STATED TASK => Below this line is a set of entries; quote exactly the lines from the line that contains "What SVG code" to the line that contains "Write a Python", both lines included.

[Charts and diagrams as code]
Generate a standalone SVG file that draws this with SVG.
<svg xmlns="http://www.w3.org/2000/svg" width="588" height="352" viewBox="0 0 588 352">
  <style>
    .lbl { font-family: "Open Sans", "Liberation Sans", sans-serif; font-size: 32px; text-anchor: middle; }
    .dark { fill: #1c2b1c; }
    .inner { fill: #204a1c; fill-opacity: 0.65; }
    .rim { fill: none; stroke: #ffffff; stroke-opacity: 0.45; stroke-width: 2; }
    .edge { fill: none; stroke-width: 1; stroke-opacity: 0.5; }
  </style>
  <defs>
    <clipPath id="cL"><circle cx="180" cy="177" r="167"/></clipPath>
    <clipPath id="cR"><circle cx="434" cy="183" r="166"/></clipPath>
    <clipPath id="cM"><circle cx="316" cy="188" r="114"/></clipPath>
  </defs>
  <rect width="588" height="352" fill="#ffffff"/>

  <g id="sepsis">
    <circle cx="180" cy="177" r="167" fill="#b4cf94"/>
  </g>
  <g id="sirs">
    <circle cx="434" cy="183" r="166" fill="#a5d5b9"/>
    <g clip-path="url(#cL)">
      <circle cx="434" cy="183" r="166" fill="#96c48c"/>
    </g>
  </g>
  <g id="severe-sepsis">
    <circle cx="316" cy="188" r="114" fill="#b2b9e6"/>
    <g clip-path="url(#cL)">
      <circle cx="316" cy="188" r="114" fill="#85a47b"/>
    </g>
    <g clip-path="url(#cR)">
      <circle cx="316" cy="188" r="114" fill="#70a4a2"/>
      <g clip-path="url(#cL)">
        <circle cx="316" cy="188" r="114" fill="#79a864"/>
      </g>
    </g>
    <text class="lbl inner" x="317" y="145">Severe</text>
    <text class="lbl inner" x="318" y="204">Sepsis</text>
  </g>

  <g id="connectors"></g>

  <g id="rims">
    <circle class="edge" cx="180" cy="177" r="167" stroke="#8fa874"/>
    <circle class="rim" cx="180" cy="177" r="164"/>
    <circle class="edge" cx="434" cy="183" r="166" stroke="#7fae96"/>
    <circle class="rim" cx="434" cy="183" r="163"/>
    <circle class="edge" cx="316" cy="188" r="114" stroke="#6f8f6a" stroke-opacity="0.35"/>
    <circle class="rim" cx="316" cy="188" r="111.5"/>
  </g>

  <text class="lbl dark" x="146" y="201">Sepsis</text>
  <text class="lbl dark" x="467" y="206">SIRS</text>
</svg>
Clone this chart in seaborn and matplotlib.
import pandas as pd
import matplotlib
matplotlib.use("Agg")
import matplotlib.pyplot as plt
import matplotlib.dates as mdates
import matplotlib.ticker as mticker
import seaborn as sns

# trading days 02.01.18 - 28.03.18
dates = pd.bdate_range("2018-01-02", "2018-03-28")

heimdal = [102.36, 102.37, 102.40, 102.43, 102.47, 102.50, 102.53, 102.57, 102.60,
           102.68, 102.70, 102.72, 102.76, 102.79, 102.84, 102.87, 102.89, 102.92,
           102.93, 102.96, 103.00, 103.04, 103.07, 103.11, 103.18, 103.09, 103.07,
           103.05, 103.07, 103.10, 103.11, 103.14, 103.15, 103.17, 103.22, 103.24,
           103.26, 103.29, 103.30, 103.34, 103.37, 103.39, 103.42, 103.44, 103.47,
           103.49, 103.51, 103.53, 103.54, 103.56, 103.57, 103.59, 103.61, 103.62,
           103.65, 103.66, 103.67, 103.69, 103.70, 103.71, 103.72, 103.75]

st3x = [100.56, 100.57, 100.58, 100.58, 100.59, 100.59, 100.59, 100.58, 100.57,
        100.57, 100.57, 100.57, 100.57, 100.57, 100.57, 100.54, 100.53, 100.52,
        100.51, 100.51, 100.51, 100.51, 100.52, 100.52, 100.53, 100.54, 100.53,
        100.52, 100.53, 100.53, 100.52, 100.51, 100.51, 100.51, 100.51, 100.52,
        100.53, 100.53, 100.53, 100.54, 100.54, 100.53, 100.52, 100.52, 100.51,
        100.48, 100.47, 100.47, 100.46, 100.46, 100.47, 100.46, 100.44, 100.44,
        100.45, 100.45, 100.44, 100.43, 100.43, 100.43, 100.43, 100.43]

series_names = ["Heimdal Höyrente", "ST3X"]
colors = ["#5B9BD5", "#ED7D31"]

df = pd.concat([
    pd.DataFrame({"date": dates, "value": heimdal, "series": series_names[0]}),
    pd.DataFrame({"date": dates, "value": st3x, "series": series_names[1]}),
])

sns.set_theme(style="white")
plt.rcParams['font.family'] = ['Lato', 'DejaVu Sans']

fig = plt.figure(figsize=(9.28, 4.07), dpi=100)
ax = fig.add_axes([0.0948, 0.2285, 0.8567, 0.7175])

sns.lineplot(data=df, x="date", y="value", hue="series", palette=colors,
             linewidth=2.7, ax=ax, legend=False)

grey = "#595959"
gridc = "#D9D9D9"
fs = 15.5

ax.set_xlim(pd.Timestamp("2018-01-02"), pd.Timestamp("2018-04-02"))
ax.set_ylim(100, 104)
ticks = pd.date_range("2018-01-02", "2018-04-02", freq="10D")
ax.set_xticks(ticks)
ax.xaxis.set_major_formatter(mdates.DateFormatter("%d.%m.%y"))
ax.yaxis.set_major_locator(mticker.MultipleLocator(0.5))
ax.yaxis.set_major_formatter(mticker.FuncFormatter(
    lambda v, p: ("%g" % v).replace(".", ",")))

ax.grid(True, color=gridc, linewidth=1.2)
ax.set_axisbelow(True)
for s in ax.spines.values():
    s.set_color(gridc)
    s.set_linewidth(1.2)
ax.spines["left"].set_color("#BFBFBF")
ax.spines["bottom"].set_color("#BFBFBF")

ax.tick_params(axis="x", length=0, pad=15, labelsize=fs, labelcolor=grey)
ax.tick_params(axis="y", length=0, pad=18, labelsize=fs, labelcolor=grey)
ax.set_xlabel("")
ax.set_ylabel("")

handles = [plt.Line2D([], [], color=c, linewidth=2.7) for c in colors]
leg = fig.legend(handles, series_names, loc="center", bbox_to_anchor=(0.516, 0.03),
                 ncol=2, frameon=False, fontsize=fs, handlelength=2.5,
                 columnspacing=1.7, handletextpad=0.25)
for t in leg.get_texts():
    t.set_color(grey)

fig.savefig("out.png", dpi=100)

--

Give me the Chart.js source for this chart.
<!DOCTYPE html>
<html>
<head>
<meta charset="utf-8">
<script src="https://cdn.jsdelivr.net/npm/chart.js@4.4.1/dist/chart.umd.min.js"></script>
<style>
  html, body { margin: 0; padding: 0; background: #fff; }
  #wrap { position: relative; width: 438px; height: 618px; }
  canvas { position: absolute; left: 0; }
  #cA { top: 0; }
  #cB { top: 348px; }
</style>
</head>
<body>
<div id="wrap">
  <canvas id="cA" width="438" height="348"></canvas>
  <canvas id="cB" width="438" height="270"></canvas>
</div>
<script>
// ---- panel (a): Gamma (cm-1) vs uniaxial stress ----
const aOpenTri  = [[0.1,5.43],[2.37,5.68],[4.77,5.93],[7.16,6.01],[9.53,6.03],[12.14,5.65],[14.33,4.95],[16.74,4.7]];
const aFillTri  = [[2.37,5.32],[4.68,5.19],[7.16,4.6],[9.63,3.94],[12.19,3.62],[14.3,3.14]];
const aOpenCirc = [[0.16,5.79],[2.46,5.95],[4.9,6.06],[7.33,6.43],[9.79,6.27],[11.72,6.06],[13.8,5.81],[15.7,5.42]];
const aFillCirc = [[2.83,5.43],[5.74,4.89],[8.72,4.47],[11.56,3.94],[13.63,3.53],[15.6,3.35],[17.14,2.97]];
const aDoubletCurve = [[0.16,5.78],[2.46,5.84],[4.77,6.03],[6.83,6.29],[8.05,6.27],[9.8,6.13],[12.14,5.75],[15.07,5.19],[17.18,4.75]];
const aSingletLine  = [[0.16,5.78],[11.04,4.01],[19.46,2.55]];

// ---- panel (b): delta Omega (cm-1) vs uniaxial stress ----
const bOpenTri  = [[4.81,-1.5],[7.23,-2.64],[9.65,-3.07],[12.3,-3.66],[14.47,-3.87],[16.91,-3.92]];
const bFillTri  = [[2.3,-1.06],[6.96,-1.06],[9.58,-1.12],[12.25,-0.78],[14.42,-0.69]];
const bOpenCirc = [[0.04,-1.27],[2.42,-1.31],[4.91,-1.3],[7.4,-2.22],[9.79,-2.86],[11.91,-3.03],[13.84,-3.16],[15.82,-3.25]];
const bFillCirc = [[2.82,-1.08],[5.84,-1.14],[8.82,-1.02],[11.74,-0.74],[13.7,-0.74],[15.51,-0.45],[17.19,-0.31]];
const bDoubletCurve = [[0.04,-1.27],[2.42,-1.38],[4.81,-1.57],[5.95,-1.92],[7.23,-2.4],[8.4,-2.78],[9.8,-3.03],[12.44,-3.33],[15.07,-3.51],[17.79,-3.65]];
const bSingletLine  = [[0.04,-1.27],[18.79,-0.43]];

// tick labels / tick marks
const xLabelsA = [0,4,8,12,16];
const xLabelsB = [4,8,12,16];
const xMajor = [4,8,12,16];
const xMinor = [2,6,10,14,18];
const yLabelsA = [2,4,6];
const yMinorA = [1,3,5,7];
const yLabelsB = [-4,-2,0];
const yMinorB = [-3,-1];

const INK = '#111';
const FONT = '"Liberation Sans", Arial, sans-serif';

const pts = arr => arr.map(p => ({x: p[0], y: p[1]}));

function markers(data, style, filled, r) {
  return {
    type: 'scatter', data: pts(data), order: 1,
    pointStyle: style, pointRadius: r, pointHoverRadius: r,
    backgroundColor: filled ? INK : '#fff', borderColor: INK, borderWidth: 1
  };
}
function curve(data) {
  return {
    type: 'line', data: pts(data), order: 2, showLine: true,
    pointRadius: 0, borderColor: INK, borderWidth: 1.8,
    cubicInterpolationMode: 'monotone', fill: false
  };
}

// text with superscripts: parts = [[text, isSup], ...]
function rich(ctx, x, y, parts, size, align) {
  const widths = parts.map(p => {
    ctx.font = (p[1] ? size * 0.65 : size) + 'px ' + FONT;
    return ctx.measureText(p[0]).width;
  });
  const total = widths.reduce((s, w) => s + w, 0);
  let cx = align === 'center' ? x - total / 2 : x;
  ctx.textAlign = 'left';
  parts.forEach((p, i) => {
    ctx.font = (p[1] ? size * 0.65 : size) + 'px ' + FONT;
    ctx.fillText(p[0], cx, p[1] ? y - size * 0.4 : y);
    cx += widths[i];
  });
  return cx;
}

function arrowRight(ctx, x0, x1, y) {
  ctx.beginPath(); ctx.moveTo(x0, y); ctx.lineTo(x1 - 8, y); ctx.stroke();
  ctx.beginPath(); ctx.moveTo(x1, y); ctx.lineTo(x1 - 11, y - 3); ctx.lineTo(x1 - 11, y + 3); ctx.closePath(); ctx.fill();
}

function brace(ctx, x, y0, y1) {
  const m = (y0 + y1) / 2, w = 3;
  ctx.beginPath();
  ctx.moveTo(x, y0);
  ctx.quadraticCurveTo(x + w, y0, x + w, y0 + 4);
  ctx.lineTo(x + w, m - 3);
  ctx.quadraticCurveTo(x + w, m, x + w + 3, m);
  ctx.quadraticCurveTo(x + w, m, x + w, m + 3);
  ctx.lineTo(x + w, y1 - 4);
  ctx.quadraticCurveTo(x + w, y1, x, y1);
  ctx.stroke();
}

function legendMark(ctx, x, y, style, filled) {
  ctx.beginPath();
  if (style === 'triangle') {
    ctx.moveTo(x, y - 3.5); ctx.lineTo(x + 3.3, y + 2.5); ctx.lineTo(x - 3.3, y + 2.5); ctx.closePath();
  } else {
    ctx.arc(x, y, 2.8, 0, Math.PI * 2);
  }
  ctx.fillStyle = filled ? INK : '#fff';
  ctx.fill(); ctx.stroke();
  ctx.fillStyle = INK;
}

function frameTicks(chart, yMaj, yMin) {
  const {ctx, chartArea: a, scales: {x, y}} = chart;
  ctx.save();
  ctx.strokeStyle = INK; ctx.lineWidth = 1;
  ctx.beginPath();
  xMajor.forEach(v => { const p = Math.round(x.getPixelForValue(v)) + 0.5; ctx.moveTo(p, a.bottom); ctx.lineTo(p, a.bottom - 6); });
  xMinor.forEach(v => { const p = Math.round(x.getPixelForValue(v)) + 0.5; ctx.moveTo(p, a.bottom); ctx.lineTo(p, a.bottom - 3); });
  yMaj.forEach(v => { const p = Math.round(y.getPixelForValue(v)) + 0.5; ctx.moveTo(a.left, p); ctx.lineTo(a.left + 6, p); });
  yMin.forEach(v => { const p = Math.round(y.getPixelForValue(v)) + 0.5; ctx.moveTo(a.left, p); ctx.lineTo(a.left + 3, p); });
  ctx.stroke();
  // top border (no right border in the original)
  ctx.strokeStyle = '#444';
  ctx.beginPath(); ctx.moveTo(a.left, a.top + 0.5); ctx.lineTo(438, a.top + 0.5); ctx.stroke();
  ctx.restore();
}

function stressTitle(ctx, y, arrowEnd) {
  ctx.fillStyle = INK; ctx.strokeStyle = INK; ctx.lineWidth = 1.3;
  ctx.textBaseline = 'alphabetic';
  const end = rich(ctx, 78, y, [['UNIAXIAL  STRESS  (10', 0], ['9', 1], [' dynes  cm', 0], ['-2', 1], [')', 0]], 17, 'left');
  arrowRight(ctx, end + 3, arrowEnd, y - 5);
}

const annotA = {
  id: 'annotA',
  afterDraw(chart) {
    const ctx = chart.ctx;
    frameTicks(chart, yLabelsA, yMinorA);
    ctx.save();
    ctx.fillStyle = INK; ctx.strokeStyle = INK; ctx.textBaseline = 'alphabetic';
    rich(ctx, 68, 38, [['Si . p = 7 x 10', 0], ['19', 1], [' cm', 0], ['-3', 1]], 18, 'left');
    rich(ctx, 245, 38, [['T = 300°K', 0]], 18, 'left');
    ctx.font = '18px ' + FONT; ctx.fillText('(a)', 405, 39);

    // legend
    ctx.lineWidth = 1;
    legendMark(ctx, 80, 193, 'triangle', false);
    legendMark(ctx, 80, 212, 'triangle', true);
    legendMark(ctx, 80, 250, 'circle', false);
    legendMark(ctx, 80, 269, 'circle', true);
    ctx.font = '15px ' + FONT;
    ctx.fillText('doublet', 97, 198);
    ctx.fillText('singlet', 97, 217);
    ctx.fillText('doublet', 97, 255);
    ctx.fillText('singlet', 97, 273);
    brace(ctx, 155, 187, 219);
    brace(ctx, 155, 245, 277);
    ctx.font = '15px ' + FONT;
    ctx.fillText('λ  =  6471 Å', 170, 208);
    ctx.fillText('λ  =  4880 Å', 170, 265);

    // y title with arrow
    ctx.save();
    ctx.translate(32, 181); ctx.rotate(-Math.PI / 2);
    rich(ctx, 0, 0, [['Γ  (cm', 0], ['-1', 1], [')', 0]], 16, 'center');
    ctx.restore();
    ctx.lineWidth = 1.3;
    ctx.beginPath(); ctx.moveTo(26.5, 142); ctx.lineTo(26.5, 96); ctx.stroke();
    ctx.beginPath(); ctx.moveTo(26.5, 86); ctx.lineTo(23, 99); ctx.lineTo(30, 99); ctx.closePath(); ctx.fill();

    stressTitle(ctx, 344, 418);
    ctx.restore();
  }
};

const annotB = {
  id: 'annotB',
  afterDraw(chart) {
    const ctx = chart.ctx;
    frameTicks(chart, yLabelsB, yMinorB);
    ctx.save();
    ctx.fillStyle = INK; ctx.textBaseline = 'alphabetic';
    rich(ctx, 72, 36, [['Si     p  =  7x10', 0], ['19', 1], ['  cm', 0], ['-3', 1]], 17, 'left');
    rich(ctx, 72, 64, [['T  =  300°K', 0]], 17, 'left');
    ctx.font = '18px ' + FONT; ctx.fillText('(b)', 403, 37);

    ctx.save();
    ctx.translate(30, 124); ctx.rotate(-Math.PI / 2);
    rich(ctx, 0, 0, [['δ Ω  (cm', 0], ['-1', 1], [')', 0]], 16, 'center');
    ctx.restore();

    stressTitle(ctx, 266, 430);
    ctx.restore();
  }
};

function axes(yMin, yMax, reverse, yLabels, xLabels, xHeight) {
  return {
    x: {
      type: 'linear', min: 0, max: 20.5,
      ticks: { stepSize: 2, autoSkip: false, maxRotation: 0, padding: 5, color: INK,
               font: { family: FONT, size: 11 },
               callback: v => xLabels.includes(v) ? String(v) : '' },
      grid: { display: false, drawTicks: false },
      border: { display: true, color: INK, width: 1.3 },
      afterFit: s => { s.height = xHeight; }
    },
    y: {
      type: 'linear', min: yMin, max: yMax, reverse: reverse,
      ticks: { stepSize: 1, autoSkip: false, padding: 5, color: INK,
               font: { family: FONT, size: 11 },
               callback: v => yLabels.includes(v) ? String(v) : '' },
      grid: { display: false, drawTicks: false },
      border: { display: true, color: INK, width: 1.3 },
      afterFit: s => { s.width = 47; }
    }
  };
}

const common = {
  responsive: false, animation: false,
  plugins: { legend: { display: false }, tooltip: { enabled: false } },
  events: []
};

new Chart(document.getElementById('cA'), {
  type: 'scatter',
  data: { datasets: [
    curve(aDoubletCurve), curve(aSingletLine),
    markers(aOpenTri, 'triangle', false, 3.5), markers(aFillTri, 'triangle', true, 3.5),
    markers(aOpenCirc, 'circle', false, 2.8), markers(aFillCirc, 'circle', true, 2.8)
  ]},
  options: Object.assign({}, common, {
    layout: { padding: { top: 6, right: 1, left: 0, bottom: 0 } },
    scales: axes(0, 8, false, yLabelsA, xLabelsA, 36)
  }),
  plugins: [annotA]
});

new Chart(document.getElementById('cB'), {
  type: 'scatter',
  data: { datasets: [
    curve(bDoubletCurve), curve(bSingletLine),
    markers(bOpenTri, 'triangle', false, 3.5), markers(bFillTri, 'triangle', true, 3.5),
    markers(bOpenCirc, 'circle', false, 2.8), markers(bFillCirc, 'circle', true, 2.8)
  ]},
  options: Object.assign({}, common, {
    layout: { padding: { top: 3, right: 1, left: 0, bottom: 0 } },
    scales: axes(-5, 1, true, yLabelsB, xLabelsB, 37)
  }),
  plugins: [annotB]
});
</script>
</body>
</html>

...

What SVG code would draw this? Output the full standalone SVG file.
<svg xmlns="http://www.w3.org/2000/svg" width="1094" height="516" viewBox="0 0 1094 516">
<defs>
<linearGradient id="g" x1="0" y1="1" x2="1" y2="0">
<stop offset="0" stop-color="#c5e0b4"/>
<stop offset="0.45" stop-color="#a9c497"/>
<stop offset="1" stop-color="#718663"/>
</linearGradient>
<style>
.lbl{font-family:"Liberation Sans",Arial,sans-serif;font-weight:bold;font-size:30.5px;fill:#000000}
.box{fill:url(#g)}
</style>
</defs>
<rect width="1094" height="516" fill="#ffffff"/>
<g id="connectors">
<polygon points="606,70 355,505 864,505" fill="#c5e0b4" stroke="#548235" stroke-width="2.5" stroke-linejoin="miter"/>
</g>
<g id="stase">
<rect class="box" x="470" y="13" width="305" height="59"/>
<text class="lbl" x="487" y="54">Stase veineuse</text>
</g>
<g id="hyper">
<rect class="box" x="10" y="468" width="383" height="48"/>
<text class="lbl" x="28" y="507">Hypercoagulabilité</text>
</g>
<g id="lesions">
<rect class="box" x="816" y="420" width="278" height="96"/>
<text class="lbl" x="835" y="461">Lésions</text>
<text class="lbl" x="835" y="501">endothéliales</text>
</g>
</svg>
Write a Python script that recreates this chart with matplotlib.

THE SOLUTION =>
What SVG code would draw this? Output the full standalone SVG file.
<svg xmlns="http://www.w3.org/2000/svg" width="1094" height="516" viewBox="0 0 1094 516">
<defs>
<linearGradient id="g" x1="0" y1="1" x2="1" y2="0">
<stop offset="0" stop-color="#c5e0b4"/>
<stop offset="0.45" stop-color="#a9c497"/>
<stop offset="1" stop-color="#718663"/>
</linearGradient>
<style>
.lbl{font-family:"Liberation Sans",Arial,sans-serif;font-weight:bold;font-size:30.5px;fill:#000000}
.box{fill:url(#g)}
</style>
</defs>
<rect width="1094" height="516" fill="#ffffff"/>
<g id="connectors">
<polygon points="606,70 355,505 864,505" fill="#c5e0b4" stroke="#548235" stroke-width="2.5" stroke-linejoin="miter"/>
</g>
<g id="stase">
<rect class="box" x="470" y="13" width="305" height="59"/>
<text class="lbl" x="487" y="54">Stase veineuse</text>
</g>
<g id="hyper">
<rect class="box" x="10" y="468" width="383" height="48"/>
<text class="lbl" x="28" y="507">Hypercoagulabilité</text>
</g>
<g id="lesions">
<rect class="box" x="816" y="420" width="278" height="96"/>
<text class="lbl" x="835" y="461">Lésions</text>
<text class="lbl" x="835" y="501">endothéliales</text>
</g>
</svg>
Write a Python script that recreates this chart with matplotlib.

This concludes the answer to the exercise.